Beauty
Writing from a place of doubt and worry;
I remember an exceptionally long bike ride with Shruthi. She was taking me to write an exam, and we passed most of Kochi behind us. Trees drooped into houses, creepers and climbers spread across abandoned walls with black mold cracks running like veins, houses were inhabited by foliage, and before we knew it, the sky was emboldened with giant grey clouds touching one another in their expansion. We saw them merge, creating a vast expanse of wet burden, as we drove up and out of road clearings. Although the downpour slowed us down, I found myself willing again and again for the forces to collapse, and they did. It rained all through the night. We stood on the steps to someone’s house waiting for it to pass. I realised once again, on this day that nature is not alien to urbanity, as often defined by the dichotomy of the modern human.
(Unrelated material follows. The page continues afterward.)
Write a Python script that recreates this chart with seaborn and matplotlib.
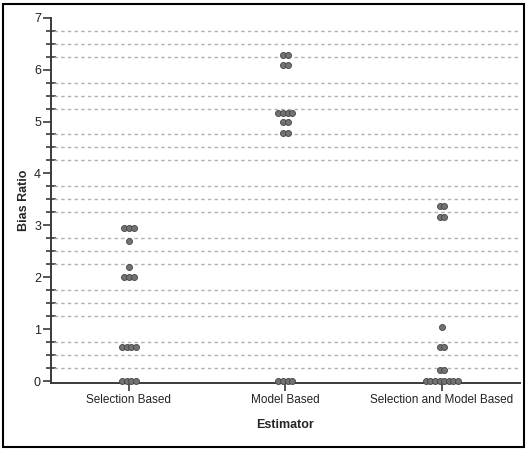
import numpy as np
import pandas as pd
import matplotlib
matplotlib.use("Agg")
import matplotlib.pyplot as plt
from matplotlib.patches import Rectangle
from matplotlib.ticker import MultipleLocator
import seaborn as sns

# values (bias ratio per estimator)
categories = ["Selection Based", "Model Based", "Selection and Model Based"]
selection_based = [0, 0, 0, 0, 0.66, 0.66, 0.66, 0.66, 2.01, 2.01, 2.01,
                   2.20, 2.70, 2.96, 2.96, 2.96]
model_based = [0, 0, 0, 0, 4.77, 4.77, 4.99, 4.99, 5.16, 5.16, 5.16, 5.16,
               6.08, 6.08, 6.28, 6.28]
selection_and_model = [0, 0, 0, 0, 0, 0, 0, 0, 0.21, 0.21, 0.66, 0.66, 1.05,
                       3.17, 3.17, 3.37, 3.37]

df = pd.concat([
    pd.DataFrame({"Estimator": categories[0], "Bias Ratio": selection_based}),
    pd.DataFrame({"Estimator": categories[1], "Bias Ratio": model_based}),
    pd.DataFrame({"Estimator": categories[2], "Bias Ratio": selection_and_model}),
], ignore_index=True)

# stack tied values side by side, centred on the category (dot plot style)
step = 0.0295
df["pos"] = df["Estimator"].map({c: i for i, c in enumerate(categories)})
grp = df.groupby(["Estimator", "Bias Ratio"])
df["rank"] = grp.cumcount()
df["n"] = grp["Bias Ratio"].transform("size")
df["x"] = df["pos"] + (df["rank"] - (df["n"] - 1) / 2) * step

sns.set_style("white")
plt.rcParams["font.family"] = ["Liberation Sans", "DejaVu Sans"]

fig = plt.figure(figsize=(5.28, 4.5), dpi=100)
ax = fig.add_axes([0.096, 0.149, 0.889, 0.812])

sns.scatterplot(data=df, x="x", y="Bias Ratio", ax=ax, s=19, color="#727272",
                edgecolor="#444444", linewidth=0.6, clip_on=False, zorder=3)

ax.set_xlim(-0.5, 2.5)
ax.set_ylim(-0.03, 7)
ax.set_xticks(range(len(categories)))
ax.set_xticklabels(categories)
ax.yaxis.set_major_locator(MultipleLocator(1))
ax.yaxis.set_minor_locator(MultipleLocator(0.25))

# dashed reference lines at the minor ticks only
for yv in np.arange(0.25, 7, 0.25):
    if abs(yv - round(yv)) > 1e-6:
        ax.axhline(yv, xmin=0.008, xmax=0.996, color="#b0b0b0", lw=1.0,
                   ls=(0, (2.5, 2.3)), zorder=1)

for side in ["top", "right"]:
    ax.spines[side].set_visible(False)
for side in ["left", "bottom"]:
    ax.spines[side].set_color("#3a3a3a")
    ax.spines[side].set_linewidth(1.4)

ax.tick_params(axis="both", which="both", left=True, bottom=True)
ax.tick_params(axis="y", which="major", direction="out", length=6, width=1.2,
               color="#3a3a3a", labelsize=9, labelcolor="#222222", pad=1)
ax.tick_params(axis="y", which="minor", direction="inout", length=7, width=1.2,
               color="#3a3a3a")
ax.tick_params(axis="x", direction="out", length=6, width=1.2, color="#3a3a3a",
               labelsize=8.5, labelcolor="#222222", pad=2)

ax.set_xlabel("Estimator", fontsize=9, fontweight="bold", labelpad=9)
ax.set_ylabel("Bias Ratio", fontsize=9, fontweight="bold", labelpad=3)

fig.patches.append(Rectangle((0.006, 0.006), 0.987, 0.985, transform=fig.transFigure,
                             fill=False, edgecolor="black", lw=1.5))

fig.savefig("out.png", dpi=100)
In my mind, beauty exists as a struggle between duality, and its transcendence. As objects fall, dilapidate, and lean to rest over other objects, a passage of time is revealed. It is evident in rust, ruins, and the worn-down. Time passes conspicuously in urbanity; a thin film of dust ages what you leave untouched for long. Beauty, like time, is revealed with effort in the obviously disgusting and the ugly. Over discomfort, beauty exists as potential.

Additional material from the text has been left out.